Он поднялся на ноги и наконец повернулся к ребятам, но тут Корт вдруг дотронулся до его лодыжки. Стрелок на мгновение напрягся, опасаясь, что это — последняя, отчаянная попытка поверженного учителя победить в этой битве, но Корт лишь поглядел на него снизу вверх и поманил его заскорузлым пальцем.
— Сейчас я усну, — прошептал Корт, очень спокойно. — Может быть, навсегда, я не знаю. Я больше тебе не учитель, стрелок. Ты превзошел меня, а ведь ты на два года моложе, чем был твой отец, когда проходил испытание, а он был тогда самым юным из всех. Но позволь дать тебе один совет.
— Что еще? — Раздраженно, нетерпеливо.
— Ты лицо сделай попроще, сопляк.
Роланд растерялся и сделал, как ему велели (хотя и безотчетно; на самом деле он даже не понял, что у него было что-то не так с лицом).

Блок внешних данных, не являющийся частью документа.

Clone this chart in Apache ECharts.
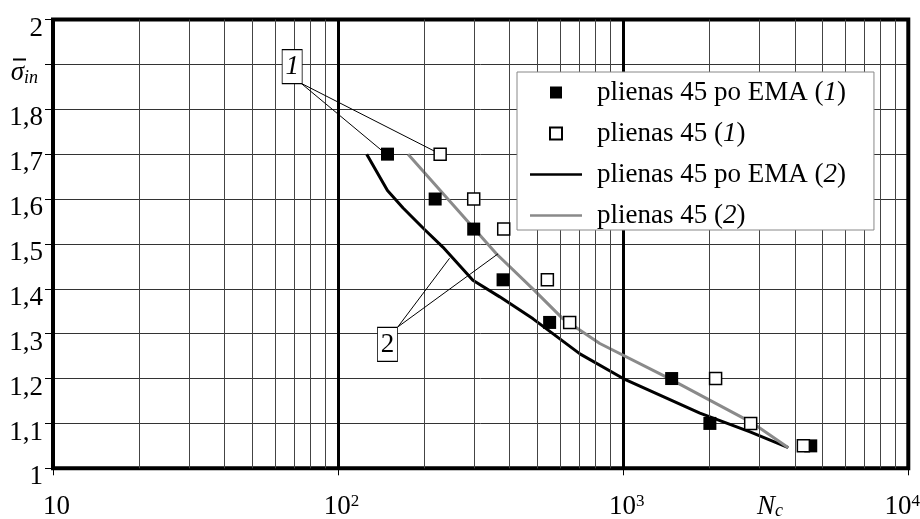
<!DOCTYPE html>
<html>
<head>
<meta charset="utf-8">
<script src="https://cdn.jsdelivr.net/npm/echarts@6/dist/echarts.min.js"></script>
<style>html,body{margin:0;padding:0;background:#fff;}#c{width:920px;height:519px;}</style>
</head>
<body>
<div id="c"></div>
<script>
// ---- data ----
var emaPtsX = [149, 219, 299, 379, 552, 1479, 2014, 4548];
var emaPtsY = [1.70, 1.60, 1.533, 1.42, 1.325, 1.20, 1.10, 1.05];
var plainPtsX = [228, 299, 381, 542, 649, 2109, 2800, 4285];
var plainPtsY = [1.70, 1.60, 1.533, 1.42, 1.325, 1.20, 1.10, 1.05];
var emaLineX = [126, 149, 169, 201, 233, 297, 369, 483, 705, 1000, 1858, 2786, 3795];
var emaLineY = [1.70, 1.619, 1.58, 1.532, 1.493, 1.419, 1.382, 1.333, 1.255, 1.20, 1.123, 1.081, 1.046];
var plainLineX = [176, 263, 359, 489, 615, 828, 1419, 2858, 3795];
var plainLineY = [1.70, 1.575, 1.478, 1.396, 1.333, 1.278, 1.203, 1.10, 1.046];
var seriesNames = ['plienas 45 po EMA (1)', 'plienas 45 (1)', 'plienas 45 po EMA (2)', 'plienas 45 (2)'];
var minorX = [20,30,40,50,60,70,80,90,200,300,400,500,600,700,800,900,2000,3000,4000,5000,6000,7000,8000,9000];
// annotation boxes and leaders (data coordinates)
var box1 = [69, 1.895], box2 = [149, 1.276];
var leader1 = [[[74.1, 1.858], [143, 1.707]], [[74.1, 1.858], [230, 1.699]]];
var leader2 = [[[162, 1.315], [246, 1.468]], [[162, 1.315], [364, 1.478]]];

function zip(xs, ys) { return xs.map(function (x, i) { return [x, ys[i]]; }); }

var FONT = 'Liberation Serif';
var SQ = 'path://M0,0L10,0L10,10L0,10Z';
var BAR = 'path://M0,0L20,0L20,1L0,1Z';
var chart = echarts.init(document.getElementById('c'));
var option = {
  backgroundColor: '#fff',
  animation: false,
  grid: { left: 53, right: 11.7, top: 19.5, bottom: 50.7, outerBoundsMode: 'none', containLabel: false,
          show: true, borderColor: '#000', borderWidth: 4, backgroundColor: 'transparent', z: 5 },
  xAxis: {
    type: 'log', logBase: 10, min: 10, max: 10000,
    axisLine: { show: false },
    axisTick: { show: true, length: 7, lineStyle: { color: '#000', width: 1 } },
    splitLine: { show: true, lineStyle: { color: '#000', width: 3 } },
    axisLabel: {
      margin: 25, color: '#000', fontFamily: FONT, fontSize: 27, padding: [0, 0, 0, 7],
      formatter: function (v) {
        var e = Math.round(Math.log10(v));
        if (e === 1) return '10';
        if (e === 4) return '10{supL|4}';
        return '10{sup|' + e + '}';
      },
      rich: {
        sup: { fontFamily: FONT, fontSize: 17, color: '#000', verticalAlign: 'top' },
        supL: { fontFamily: FONT, fontSize: 17, color: '#000', verticalAlign: 'top', padding: [0, 19, 0, 0] }
      }
    }
  },
  yAxis: {
    type: 'value', min: 1, max: 2, interval: 0.1,
    axisLine: { show: false },
    axisTick: { show: true, length: 8, lineStyle: { color: '#000', width: 1 } },
    splitLine: { show: true, lineStyle: { color: '#333', width: 1 } },
    axisLabel: {
      margin: 10, color: '#000', fontFamily: FONT, fontSize: 27, padding: [18, 0, 0, 0],
      formatter: function (v) {
        var r = Math.round(v * 10) / 10;
        if (r === 1.9) return '{s|σ}{i|in}';
        return String(r).replace('.', ',');
      },
      rich: {
        s: { fontFamily: FONT, fontSize: 27, fontStyle: 'italic', color: '#000' },
        i: { fontFamily: FONT, fontSize: 18, fontStyle: 'italic', color: '#000', verticalAlign: 'bottom', padding: [0, 5, 0, 0] }
      }
    }
  },
  legend: {
    orient: 'vertical', left: 517, top: 72,
    backgroundColor: '#fff', borderColor: '#888', borderWidth: 1,
    padding: [7, 28, 1, 13],
    itemWidth: 52, itemHeight: 12, itemGap: 14,
    symbolKeepAspect: true,
    data: [
      { name: seriesNames[0], icon: SQ },
      { name: seriesNames[1], icon: SQ },
      { name: seriesNames[2], icon: BAR },
      { name: seriesNames[3], icon: BAR }
    ],
    formatter: function (n) { return n.replace(/\((\d)\)/, '({it|$1})'); },
    textStyle: {
      fontFamily: FONT, fontSize: 27, color: '#000', padding: [0, 0, 0, 10],
      rich: { it: { fontFamily: FONT, fontSize: 27, fontStyle: 'italic', color: '#000' } }
    },
    z: 20
  },
  graphic: [
    { type: 'rect', shape: { x: 13, y: 58.5, width: 13, height: 2 }, style: { fill: '#000' }, z: 10 },
    { type: 'text', left: 757, top: 493, style: { text: '{n|N}{c|c}', rich: {
      n: { fontFamily: FONT, fontSize: 27, fontStyle: 'italic', fill: '#000' },
      c: { fontFamily: FONT, fontSize: 18, fontStyle: 'italic', fill: '#000', verticalAlign: 'bottom' } } }, z: 10 }
  ],
  series: [
    {
      name: 'minor-grid', type: 'line', data: [], silent: true, z: 1,
      markLine: {
        silent: true, symbol: 'none', label: { show: false },
        lineStyle: { color: '#444', width: 1, type: 'solid' },
        data: minorX.map(function (v) { return { xAxis: v }; })
      }
    },
    {
      name: 'leaders', type: 'line', data: [], silent: true, z: 3,
      markLine: {
        silent: true, symbol: 'none', label: { show: false },
        lineStyle: { color: '#000', width: 1, type: 'solid' },
        data: leader1.concat(leader2).map(function (s) { return [{ coord: s[0] }, { coord: s[1] }]; })
      }
    },
    {
      name: seriesNames[2], type: 'line', data: zip(emaLineX, emaLineY), symbol: 'none', showSymbol: false, z: 4,
      lineStyle: { color: '#000', width: 3 }, itemStyle: { color: '#000' }
    },
    {
      name: seriesNames[3], type: 'line', data: zip(plainLineX, plainLineY), symbol: 'none', showSymbol: false, z: 4,
      lineStyle: { color: '#8a8a8a', width: 3 }, itemStyle: { color: '#8a8a8a' }
    },
    {
      name: seriesNames[0], type: 'scatter', data: zip(emaPtsX, emaPtsY), symbol: 'rect', symbolSize: 13, z: 6,
      itemStyle: { color: '#000', opacity: 1 }
    },
    {
      name: seriesNames[1], type: 'scatter', data: zip(plainPtsX, plainPtsY), symbol: 'rect', symbolSize: 12, z: 6,
      itemStyle: { color: '#fff', borderColor: '#000', borderWidth: 1.5, opacity: 1 }
    },
    {
      name: 'boxes', type: 'scatter', silent: true, z: 7, symbol: 'rect', symbolSize: [20, 34],
      itemStyle: { color: '#fff', borderColor: '#000', borderWidth: 1, opacity: 1 },
      label: { show: true, position: 'inside', fontFamily: FONT, fontSize: 27, color: '#000', formatter: function (p) { return p.data.t; } },
      data: [
        { value: box1, t: '1', label: { fontStyle: 'italic' } },
        { value: box2, t: '2' }
      ]
    }
  ]
};
chart.setOption(option);
</script>
</body>
</html>
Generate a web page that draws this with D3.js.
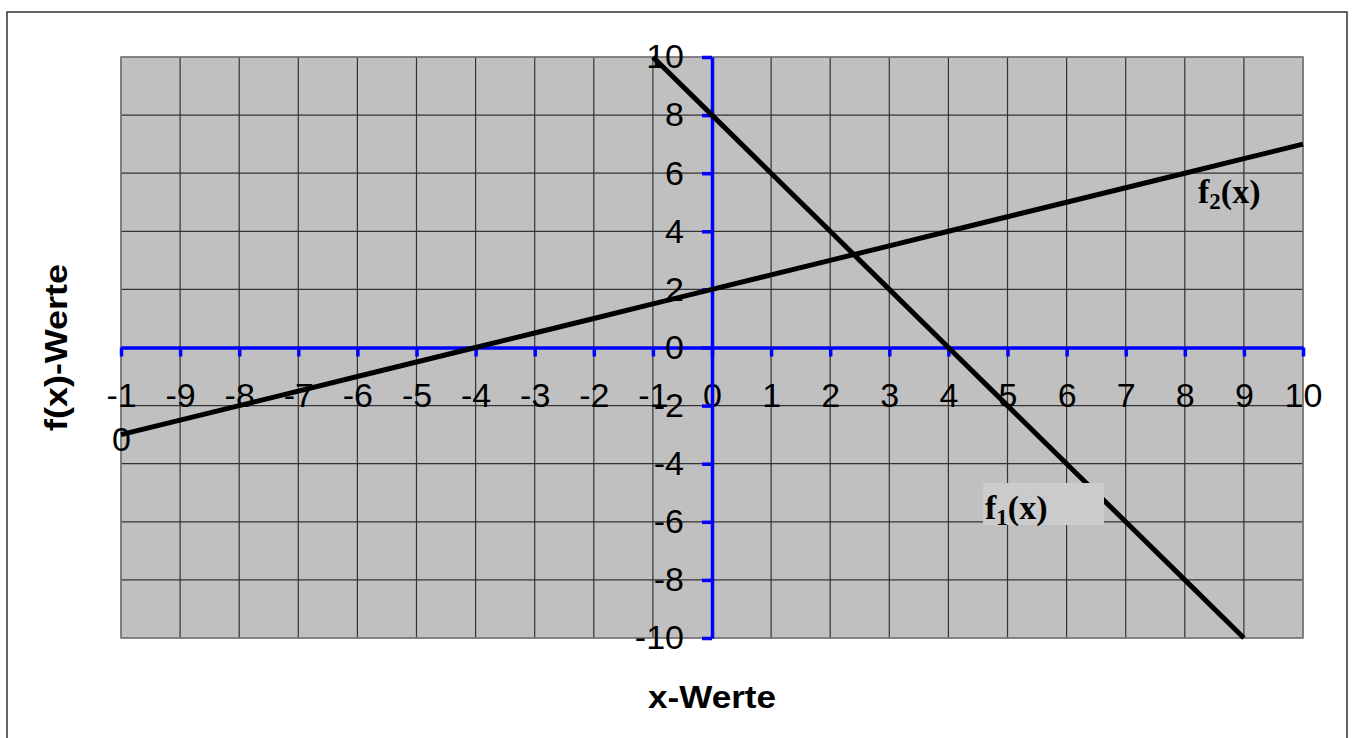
<!DOCTYPE html>
<head>
  <meta charset="utf-8">
  <title>f1 und f2</title>
  <script src="https://d3js.org/d3.v7.min.js"></script>
  <style>
    body { margin:0; background:#fff; }
    svg { display:block; }
    text { font-family: "Liberation Sans", Arial, sans-serif; }
  </style>
</head>

<body>
  <svg width="1353" height="738"></svg>
  <script>
    // data
    var xTicks = [-10, -9, -8, -7, -6, -5, -4, -3, -2, -1, 0, 1, 2, 3, 4, 5, 6, 7, 8, 9, 10];
    var yTicks = [-10, -8, -6, -4, -2, 0, 2, 4, 6, 8, 10];
    var f1X = [-1, 0, 1, 2, 3, 4, 5, 6, 7, 8, 9];
    var f1Y = [10, 8, 6, 4, 2, 0, -2, -4, -6, -8, -10];
    var f2X = [-10, -9, -8, -7, -6, -5, -4, -3, -2, -1, 0, 1, 2, 3, 4, 5, 6, 7, 8, 9, 10];
    var f2Y = [-3, -2.5, -2, -1.5, -1, -0.5, 0, 0.5, 1, 1.5, 2, 2.5, 3, 3.5, 4, 4.5, 5, 5.5, 6, 6.5, 7];

    var svg = d3.select('svg');
    var plotL = 121, plotR = 1303, plotT = 57, plotB = 638;

    var x = d3.scaleLinear().domain([-10, 10]).range([plotL, plotR]);
    var y = d3.scaleLinear().domain([-10, 10]).range([plotB, plotT]);

    // outer frame
    svg.append('rect')
      .attr('x', 7).attr('y', 12)
      .attr('width', 1340).attr('height', 760)
      .attr('fill', 'none').attr('stroke', '#333').attr('stroke-width', 1.5);

    // plot area
    svg.append('rect')
      .attr('x', plotL).attr('y', plotT)
      .attr('width', plotR - plotL).attr('height', plotB - plotT)
      .attr('fill', '#c0c0c0');

    // grid
    svg.append('g').selectAll('line').data(xTicks).enter().append('line')
      .attr('x1', d => x(d)).attr('x2', d => x(d))
      .attr('y1', plotT).attr('y2', plotB)
      .attr('stroke', '#333').attr('stroke-width', 1.2);
    svg.append('g').selectAll('line').data(yTicks).enter().append('line')
      .attr('x1', plotL).attr('x2', plotR)
      .attr('y1', d => y(d)).attr('y2', d => y(d))
      .attr('stroke', '#333').attr('stroke-width', 1.2);

    svg.append('rect')
      .attr('x', plotL).attr('y', plotT)
      .attr('width', plotR - plotL).attr('height', plotB - plotT)
      .attr('fill', 'none').attr('stroke', '#808080').attr('stroke-width', 1.5);

    var fmt = d => String(d);

    // x axis (blue, through y = 0)
    var xAxis = svg.append('g')
      .attr('transform', 'translate(0,' + y(0) + ')')
      .call(d3.axisBottom(x).tickValues(xTicks).tickFormat(fmt)
        .tickSize(9).tickSizeOuter(0).tickPadding(26));

    // y axis (blue, through x = 0)
    var yAxis = svg.append('g')
      .attr('transform', 'translate(' + x(0) + ',0)')
      .call(d3.axisLeft(y).tickValues(yTicks).tickFormat(fmt)
        .tickSize(10).tickSizeOuter(0).tickPadding(18));

    [xAxis, yAxis].forEach(function(g) {
      g.select('.domain').attr('stroke', '#0000ff').attr('stroke-width', 3.5);
      g.selectAll('.tick line').attr('stroke', '#0000ff').attr('stroke-width', 3.5);
      g.selectAll('.tick text')
        .attr('fill', '#000')
        .style('font-family', '"Liberation Sans", Arial, sans-serif')
        .style('font-size', '34px');
    });

    // "-10" on x axis wraps into two lines
    xAxis.selectAll('.tick text').filter(d => d === -10).each(function() {
      var t = d3.select(this).text('');
      t.append('tspan').attr('x', 0).text('-1');
      t.append('tspan').attr('x', 0).attr('dy', '1.3em').text('0');
    });

    // lines
    var line = d3.line().x(d => x(d[0])).y(d => y(d[1]));
    svg.append('path')
      .datum(f2X.map((d, i) => [d, f2Y[i]]))
      .attr('d', line)
      .attr('fill', 'none').attr('stroke', '#000').attr('stroke-width', 5);
    svg.append('path')
      .datum(f1X.map((d, i) => [d, f1Y[i]]))
      .attr('d', line)
      .attr('fill', 'none').attr('stroke', '#000').attr('stroke-width', 5);

    // function labels
    svg.append('rect')
      .attr('x', 983).attr('y', 483).attr('width', 121).attr('height', 42)
      .attr('fill', '#cbcbcb');

    function fLabel(px, py, sub) {
      var t = svg.append('text')
        .attr('x', px).attr('y', py)
        .style('font-family', '"Liberation Serif", "Times New Roman", serif')
        .style('font-weight', 'bold')
        .style('font-size', '34px');
      t.append('tspan').text('f');
      t.append('tspan').attr('dy', 6).style('font-size', '23px').text(sub);
      t.append('tspan').attr('dy', -6).text('(x)');
    }
    fLabel(985, 519, '1');
    fLabel(1198, 203, '2');

    // axis titles
    svg.append('text')
      .attr('x', x(0)).attr('y', 708)
      .attr('text-anchor', 'middle')
      .style('font-weight', 'bold').style('font-size', '31px')
      .attr('textLength', 128).attr('lengthAdjust', 'spacingAndGlyphs')
      .text('x-Werte');

    svg.append('text')
      .attr('transform', 'translate(67,' + y(0) + ') rotate(-90)')
      .attr('text-anchor', 'middle')
      .style('font-weight', 'bold').style('font-size', '31px')
      .attr('textLength', 167).attr('lengthAdjust', 'spacingAndGlyphs')
      .text('f(x)-Werte');
  </script>
</body>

Корт кивнул и прошептал одно слово:
— Подожди.
— Что?
Корту было трудно говорить, и из-за этих усилий, с которыми он выдавливал из себя каждое слово, его слова приобрели особую значимость и выразительность:
— Пусть молва и легенда опережают тебя. Здесь есть кому разнести молву. — Взгляд Корта метнулся поверх плеча стрелка. — Быть может, они все глупцы. Но пусть молва опережает тебя. Пусть на лице твоей тени отрастет борода. Пусть она станет темнее и гуще. — Он натянуто улыбнулся. — Дай только время, и молва околдует и самого колдуна. Ты понимаешь, о чем я, стрелок?
— Да. По-моему, да.
— И примешь мой последний совет как учителя?
Стрелок качнулся на каблуках — поза устойчивая и задумчивая, предвосхищавшая превращение мальчика в мужчину. Он поглядел на небо. Небо уже темнело, наливаясь пурпурным свечением заката. Дневная жара начала спадать, а мрачные грозовые тучи на горизонте предвещали дождь. За многие мили отсюда вилы слепящих разрядов вонзались в бока безмятежных предгорий, над которыми поднимались горы. А за горами — фонтаны безрассудства и крови, бьющие в небеса. Он устал. Усталость проникла до мозга костей. И еще глубже.
Он опустил взгляд на Корта.
— Сейчас я хочу похоронить своего сокола, учитель. А попозже схожу в Нижний Город и скажу там, в борделях, если кто будет спрашивать, где ты и что с тобой. Может быть, даже утешу кого-нибудь из твоих подружек, если они очень расстроятся, что ты не придешь.
Губы Корта раскрылись в болезненной усмешке, а потом он уснул.
Стрелок поднялся и обернулся ко всем остальным.
— Соорудите носилки и отнесите его домой. Приведите ему сиделку. Нет, двух сиделок. Хорошо?
Друзья продолжали таращиться на него, захваченные суровой торжественностью момента, который еще невозможно было переломить возвращением к грубой реальности. Им все представлялось, что вот сейчас над головой у Роланда воспылает огненный нимб или, быть может, он обернется каким-нибудь зверем прямо у них на глазах.